IV. At the Polyhedral Pizzeria.
At the Polyhedral Pizzeria, the restaurant in the thrift store in the plaster Roman ruins on a B-movie budget: peeling back places, unfairly priced. We climb to our raised table and keep climbing our raised chairs, guessing how offensively valued the shelved vases are because we’ve waited hours for our food. Why then are the newcomers, the group of gurgling girls, comet-tailed by a silver platter— an order they’ve barely breathed? We’re impatient partners, you and I, salivating over the next table’s salad branes— balsamic and basil, peppered tomato and mozzarella strata. At the Polyhedral Pizzeria, displaced in time and space: confusing ascension with amputation.
V. Bacteria, I Love You.
It’s Halloween, and everyone is dressed like birdwatchers and bugs; like the party that comet-tails us home, you and I. It’s hide and seek in my childhood home, and the game is on, so I tiptoe to a forbidden place. The carpet in my parents’ bedroom is very absorbent, masking what must be my Dionysian musk. My doughy footprints rise, dollar-store aphrodisiacs and hallucinogens trapped inside, as I make my way to the bathroom mirror. I drop my jaw to tell the truth, but a floral, faunal, fungal forest fogs the mirror instead. My tastebuds are microbial suburbs, each space speckled with fluorescent rooftops flashing fever green. Bubbling beneath my rolling tongue balloon verdant domes— anti-pearls, autocolonies, single-celled cities trafficked by formless terraformers. I fall to my knees at the toilet altar to flush the sinners out only to face the un-flushed stool within. In the forbidden place, it is only another mirror, overgrown with the same algal invasion. The bulbs below my tongue force open a shit-eating grimace; for if the invaders thrive on chyme, then I too must be pre-chewed. I brandish my toothbrush, scrub ‘til the mint burns like capsaicin, scrub ‘til strands of gum fall away like melting yarn. It’s Halloween, and my mouth is a madhouse; I scrub it to shine for you.

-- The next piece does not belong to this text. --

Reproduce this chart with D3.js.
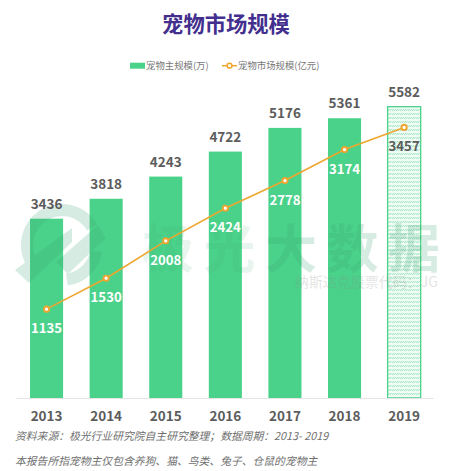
<!DOCTYPE html>
<html><head><meta charset="utf-8">
<script src="https://cdn.jsdelivr.net/npm/d3@7"></script>
<style>html,body{margin:0;padding:0;background:#fff}svg{display:block}text{font-family:"Noto Sans CJK SC","Noto Sans",sans-serif}</style>
</head><body><div id="c"></div>
<script>
const years = ["2013","2014","2015","2016","2017","2018","2019"];
const owners = [3436,3818,4243,4722,5176,5361,5582];
const market = [1135,1530,2008,2424,2778,3174,3457];
const hatchedYears = ["2019"];
const title = "宠物市场规模";
const legendLabels = ["宠物主规模(万)","宠物市场规模(亿元)"];
const notes = ["资料来源：极光行业研究院自主研究整理；数据周期：2013- 2019","本报告所指宠物主仅包含养狗、猫、鸟类、兔子、仓鼠的宠物主"];
const wmText = ["极","光","大","数","据"];
const wmSub = "纳斯达克股票代码：JG";

const W=452,H=471,base=398;
const svg=d3.select("#c").append("svg").attr("width",W).attr("height",H);
const GREEN="#4bd28a",ORANGE="#eea62f",GREY="#5c5c5c",WM="#3a9f6e";
const defs=svg.append("defs");
const p=defs.append("pattern").attr("id","hatch").attr("patternUnits","userSpaceOnUse").attr("width",4).attr("height",4);
p.append("rect").attr("width",4).attr("height",4).attr("fill","#f0fbf5");
p.append("path").attr("d",d3.line()([[0,3.2],[1.6,1],[2.2,2.8],[4,.8]])).attr("fill","none").attr("stroke","#9be4be").attr("stroke-width",.8);

const x=d3.scaleBand().domain(years).range([16.5,434.2]).paddingInner(.445).paddingOuter(.227);
const yBar=d3.scaleLinear().domain([0,5582]).range([base,106.7]);
const yLine=d3.scaleLinear().domain([0,3457]).range([base,127.4]);
const cx=d=>x(d)+x.bandwidth()/2;

svg.append("text").attr("x",226).attr("y",32).attr("text-anchor","middle").attr("font-size",21.3).attr("font-weight",700).attr("fill","#432f8e").text(title);

// legend
svg.append("rect").attr("x",130).attr("y",62.7).attr("width",15).attr("height",6).attr("fill",GREEN);
svg.append("text").attr("x",146).attr("y",69).attr("font-size",9.4).attr("fill","#777").text(legendLabels[0]);
svg.append("line").attr("x1",222).attr("x2",237).attr("y1",65.7).attr("y2",65.7).attr("stroke",ORANGE).attr("stroke-width",1.5);
svg.append("circle").attr("cx",229.5).attr("cy",65.7).attr("r",2.4).attr("fill","#fff").attr("stroke",ORANGE).attr("stroke-width",1.5);
svg.append("text").attr("x",238).attr("y",69).attr("font-size",9.4).attr("fill","#777").text(legendLabels[1]);

// bars
svg.selectAll("rect.bar").data(years).join("rect").attr("class","bar")
 .attr("x",d=>x(d)).attr("width",x.bandwidth())
 .attr("y",(d,i)=>yBar(owners[i])).attr("height",(d,i)=>base-yBar(owners[i]))
 .attr("fill",d=>hatchedYears.includes(d)?"url(#hatch)":GREEN)
 .attr("stroke",d=>hatchedYears.includes(d)?GREEN:"none").attr("stroke-width",1.3);

// axis
const ax=svg.append("g").attr("transform",`translate(0,${base})`).call(d3.axisBottom(x).tickSize(0).tickPadding(13));
ax.select(".domain").attr("d","M16.5,0.5H433.5").attr("stroke","#e4e4e4").attr("stroke-width",1);
ax.selectAll("text").attr("font-size",13.5).attr("font-weight",700).attr("fill",GREY).attr("font-family",'"Noto Sans CJK SC"');

// watermark
const wm=svg.append("g").attr("fill",WM).attr("opacity",.2);
const ringArc=d3.arc().innerRadius(29).outerRadius(41);
wm.append("path").attr("transform","translate(62,245)").attr("d",ringArc({startAngle:-2.2,endAngle:1.05}));
wm.append("path").attr("transform","translate(62,245)").attr("d",ringArc({startAngle:1.75,endAngle:3.0}));
wm.append("path").attr("d","M15,270 L72,228 L72,242 L29,283 Z");
wm.append("path").attr("d","M56,262 L98,225 L106,238 L68,274 Z");
wm.selectAll("text.w").data(wmText).join("text").attr("class","w")
 .attr("x",(d,i)=>168+i*61.5).attr("y",268).attr("text-anchor","middle").attr("font-size",52).attr("font-weight",700)
 .attr("opacity",(d,i)=>i<2?.55:1).text(d=>d);
svg.append("text").attr("x",438).attr("y",287).attr("text-anchor","end").attr("font-size",14).attr("fill","#888").attr("opacity",.22).text(wmSub);

// line
svg.append("path").attr("d",d3.line().x(d=>cx(d)).y((d,i)=>yLine(market[i]))(years)).attr("fill","none").attr("stroke",ORANGE).attr("stroke-width",1.6);
svg.selectAll("circle.pt").data(years).join("circle").attr("class","pt")
 .attr("cx",cx).attr("cy",(d,i)=>yLine(market[i])).attr("r",2.6).attr("fill","#fff").attr("stroke",ORANGE).attr("stroke-width",1.9);

// labels
svg.selectAll("text.own").data(years).join("text").attr("class","own")
 .attr("x",cx).attr("y",(d,i)=>yBar(owners[i])-10).attr("text-anchor","middle").attr("font-size",13.5).attr("font-weight",700).attr("fill",GREY)
 .text((d,i)=>owners[i]);
svg.selectAll("text.mkt").data(years).join("text").attr("class","mkt")
 .attr("x",cx).attr("y",(d,i)=>yLine(market[i])+24).attr("text-anchor","middle").attr("font-size",13.2).attr("font-weight",700)
 .attr("fill",d=>hatchedYears.includes(d)?GREY:"#fff")
 .text((d,i)=>market[i]);

// notes
svg.selectAll("text.note").data(notes).join("text").attr("class","note")
 .attr("x",15).attr("y",(d,i)=>i?465:440).attr("font-size",10.8).attr("font-style","italic").attr("fill","#707070").text(d=>d);
</script></body></html>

VI. A Magnanimous Funhouse.
It’s high time I threw a few back, joined the party— after all, all stay after dawn, even you. I’m a prideful partner sandwiched in sad, soggy bread, but I hope you’ll slide a slice aside to taste what’s within. You don’t investigate the state of my bleeding, bleached teeth, even after apologies about contagion in my kisses, because your lips stay closed anyways. Mine open instead for the mirror again, magnified like a magnanimous funhouse. Within my cavernous mouth, a shining celebration: silvery salivary glands unsheathing, mighty elephantine trunks in their own minuscule way. They spout their declarative amylase, faucets filling some Roman victory bath— you know, the kind Romans have. I swish around, no colonial clusters to be found, because fondant-frosted ruin is the only thing that remains. It’s high time I threw a few back, joined the party— after all, a polish only cries “the end is nigh!”